Wow. Even if you do the Mitzvot, but don't do them with joy, you're in trouble! Rav Wasserman's favorite example of this is Pesach cleaning. Do you throw yourself into it with vigor, cheering that this is how you are preparing for the joyous YomTov to celebrate our freedom? Or is it more like, "I hate this cleaning, it's too much, why do we have to do this stuff?"

I personally have a big problem with this one; not just Pesach cleaning (I get around some of that by shifting my griping to anger at myself for not doing more preventative cleaning the rest of the year), but in general. It's sometimes hard not to see Mitzvot as a burden, to gripe instead of rejoice. So when I tell you this, I for sure am talking to myself first.

You may wonder, this sounds more like a Mitzva Bein Adam LaMakom, between man and God, and I keep saying between man and his fellow man is more important? The truth is, this is very much an interpersonal issue. Your own attitude determines how you interact with other people; whether you act like a mentsch or a louse. It changes how you influence people about the quality of the Torah you claim to believe in. For parents and teachers, it has a direct effect on how you pass on the heritage to the next generation. In short, in every way it is an interpersonal problem that must be dealt with.

In addition to the high-and-mighty charges, I am often accused of being downright gloomy. This is also true. Although in the long run I believe firmly that Mashiach will come and the promise of redemption will be fulfilled, and though I concede that by the concept of "B'ita" (in the Haftara we just read) Mashiach could come at any time, I don't see us as EARNING that redemption any time soon. As I said on another blog, if the Geula DID come today, we would all have to enter it with our heads hung in shame for the lousy mess we have made of God's world, and for the fact that we are such losers that we have to be bailed out without even beginning to fulfill the most important aspects of our mission.

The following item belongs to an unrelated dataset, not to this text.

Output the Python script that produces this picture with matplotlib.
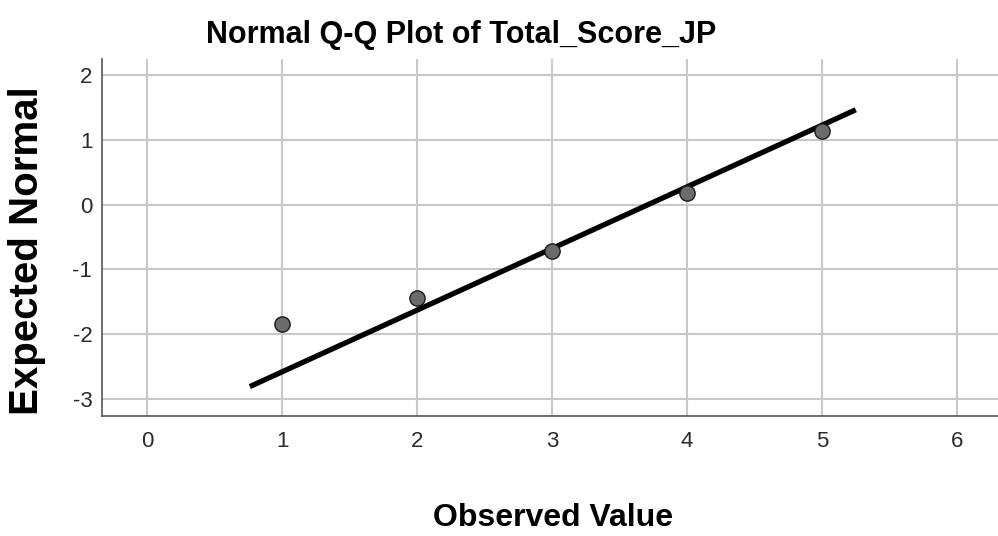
import matplotlib
matplotlib.use("Agg")
import matplotlib.pyplot as plt
import numpy as np

# observed values and their expected normal scores
observed = [1, 2, 3, 4, 5]
expected_normal = [-1.85, -1.44, -0.71, 0.18, 1.14]

# reference line: y = (x - mean) / sd, drawn between these x values
line_mean = 3.71
line_sd = 1.049
line_x = [0.76, 5.25]

x_ticks = [0, 1, 2, 3, 4, 5, 6]
y_ticks = [-3, -2, -1, 0, 1, 2]

plt.rcParams['font.family'] = ['Liberation Sans', 'DejaVu Sans']
plt.rcParams['axes.unicode_minus'] = False

fig = plt.figure(figsize=(9.98, 5.36), dpi=100)
ax = fig.add_axes([102 / 998, 120.3 / 536, 896 / 998, 356.7 / 536])

ax.set_xlim(-0.336, 6.304)
ax.set_ylim(-3.263, 2.253)
ax.set_xticks(x_ticks)
ax.set_yticks(y_ticks)
ax.grid(True, color='#c8c8c8', linewidth=1.5)
ax.set_axisbelow(True)

ax.tick_params(length=0, labelsize=16, labelcolor='#2a2a2a')
ax.tick_params(axis='x', pad=11)
ax.tick_params(axis='y', pad=7)

for side in ['top', 'right']:
    ax.spines[side].set_visible(False)
for side in ['left', 'bottom']:
    ax.spines[side].set_color('#555555')
    ax.spines[side].set_linewidth(1.2)

lx = np.array(line_x)
ax.plot(lx, (lx - line_mean) / line_sd, color='black', linewidth=3.8,
        solid_capstyle='butt', zorder=3)
ax.plot(observed, expected_normal, linestyle='none', marker='o',
        markersize=11, markerfacecolor='#6b6b6b', markeredgecolor='#1a1a1a',
        markeredgewidth=1.0, zorder=4)

fig.text(461 / 998, 1 - 43 / 536, "Normal Q-Q Plot of Total_Score_JP",
         ha='center', va='baseline', fontsize=22, fontweight='bold')
fig.text(553.5 / 998, 1 - 526 / 536, "Observed Value",
         ha='center', va='baseline', fontsize=23, fontweight='bold')
fig.text(27 / 998, 1 - 251 / 536, "Expected Normal", rotation=90,
         ha='center', va='center', fontsize=29, fontweight='bold')

fig.savefig("out.png", dpi=100)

I want the Geula to come on the Purim model, not the models of Chanuka or Y'tziat Mitzraim, where lots of Jews had to die before the others were saved. On Purim, all the Jews did T'shuva and no one had to die. (I plan to post my "Chanuka and Purim" piece here on the blog when Chanuka arrives.) I don't even want to see non-Jews die, not in New Orleans, not in the Far East, not even in Ramallah and Gaza City. Three times a day I say the Aleinu at the end of davening, in which I ask Hashem to TURN ALL THE EVIL PEOPLE OF THE EARTH TOWARDS HIM, NOT to kill them; just like happened in Ninveh when He sent Jonah to save an entire city.

And when even the frum people are wasting all their energies in the wrong directions and not listening to the true moral imperatives of Torah, I don't see all this happenning so quickly. That's why I get gloomy. So I say, to myself with the rest of you listening, serve Hashem with Simcha, help bring His joy and love to the world, and we can start to reverse the tide of suffering and begin the (possibly long) road to true Geula.